** Information shown **
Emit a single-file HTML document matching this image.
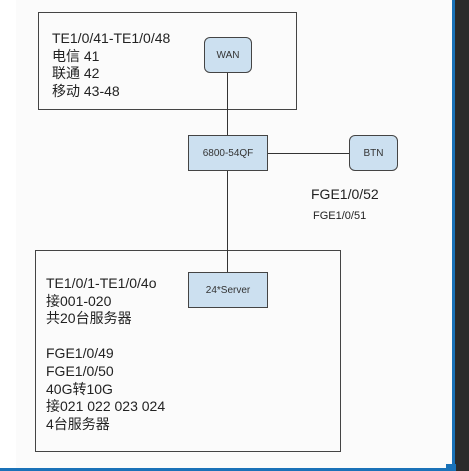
<!DOCTYPE html>
<html><head><meta charset="utf-8"><style>
*{margin:0;padding:0;box-sizing:border-box}
body{width:469px;height:471px;background:#fff;position:relative;overflow:hidden;font-family:"Liberation Sans","Noto Sans CJK SC",sans-serif;color:#222}
.a{position:absolute}
.box{position:absolute;border:1.3px solid #444}
.node{position:absolute;background:#cce0f0;border:1.3px solid #444;display:flex;align-items:center;justify-content:center;font-size:10px;color:#333}
.r{border-radius:6px}
.t{position:absolute;font-size:14px;line-height:17.6px;white-space:pre}
</style></head><body>
<div class="a" style="left:16px;top:0;width:436px;height:468px;background:#fbfbfb"></div>
<div class="box" style="left:38px;top:12px;width:259px;height:98px"></div>
<div class="box" style="left:35px;top:250px;width:306px;height:202px"></div>
<div class="a" style="left:227px;top:72px;width:1.3px;height:63px;background:#333"></div>
<div class="a" style="left:227px;top:170px;width:1.3px;height:102px;background:#333"></div>
<div class="a" style="left:267px;top:152.5px;width:82px;height:1.3px;background:#333"></div>
<div class="node r" style="left:204px;top:37px;width:48px;height:36px">WAN</div>
<div class="node" style="left:188px;top:135px;width:80px;height:36px">6800-54QF</div>
<div class="node r" style="left:349px;top:135px;width:49px;height:36px">BTN</div>
<div class="node" style="left:188px;top:272px;width:80px;height:36px">24*Server</div>
<div class="t" style="left:52px;top:30px">TE1/0/41-TE1/0/48
电信 41
联通 42
移动 43-48</div>
<div class="t" style="left:46px;top:275px">TE1/0/1-TE1/0/4o
接001-020
共20台服务器

FGE1/0/49
FGE1/0/50
40G转10G
接021 022 023 024
4台服务器</div>
<div class="t" style="left:311px;top:186px">FGE1/0/52</div>
<div class="t" style="left:313px;top:208px;font-size:11px">FGE1/0/51</div>
<div class="a" style="left:452px;top:0;width:3px;height:471px;background:#1a72b8"></div>
<div class="a" style="left:455px;top:0;width:14px;height:471px;background:#2b2b2b"></div>
<div class="a" style="left:0;top:468px;width:455px;height:3px;background:#1a72b8"></div>
<div class="a" style="left:446px;top:464px;width:10px;height:7px;background:#1a72b8"></div>
</body></html>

** Do this **
Leave out the pictures and retype every line above exactly.

** Right answer **
Emit a single-file HTML document matching this image.
<!DOCTYPE html>
<html><head><meta charset="utf-8"><style>
*{margin:0;padding:0;box-sizing:border-box}
body{width:469px;height:471px;background:#fff;position:relative;overflow:hidden;font-family:"Liberation Sans","Noto Sans CJK SC",sans-serif;color:#222}
.a{position:absolute}
.box{position:absolute;border:1.3px solid #444}
.node{position:absolute;background:#cce0f0;border:1.3px solid #444;display:flex;align-items:center;justify-content:center;font-size:10px;color:#333}
.r{border-radius:6px}
.t{position:absolute;font-size:14px;line-height:17.6px;white-space:pre}
</style></head><body>
<div class="a" style="left:16px;top:0;width:436px;height:468px;background:#fbfbfb"></div>
<div class="box" style="left:38px;top:12px;width:259px;height:98px"></div>
<div class="box" style="left:35px;top:250px;width:306px;height:202px"></div>
<div class="a" style="left:227px;top:72px;width:1.3px;height:63px;background:#333"></div>
<div class="a" style="left:227px;top:170px;width:1.3px;height:102px;background:#333"></div>
<div class="a" style="left:267px;top:152.5px;width:82px;height:1.3px;background:#333"></div>
<div class="node r" style="left:204px;top:37px;width:48px;height:36px">WAN</div>
<div class="node" style="left:188px;top:135px;width:80px;height:36px">6800-54QF</div>
<div class="node r" style="left:349px;top:135px;width:49px;height:36px">BTN</div>
<div class="node" style="left:188px;top:272px;width:80px;height:36px">24*Server</div>
<div class="t" style="left:52px;top:30px">TE1/0/41-TE1/0/48
电信 41
联通 42
移动 43-48</div>
<div class="t" style="left:46px;top:275px">TE1/0/1-TE1/0/4o
接001-020
共20台服务器

FGE1/0/49
FGE1/0/50
40G转10G
接021 022 023 024
4台服务器</div>
<div class="t" style="left:311px;top:186px">FGE1/0/52</div>
<div class="t" style="left:313px;top:208px;font-size:11px">FGE1/0/51</div>
<div class="a" style="left:452px;top:0;width:3px;height:471px;background:#1a72b8"></div>
<div class="a" style="left:455px;top:0;width:14px;height:471px;background:#2b2b2b"></div>
<div class="a" style="left:0;top:468px;width:455px;height:3px;background:#1a72b8"></div>
<div class="a" style="left:446px;top:464px;width:10px;height:7px;background:#1a72b8"></div>
</body></html>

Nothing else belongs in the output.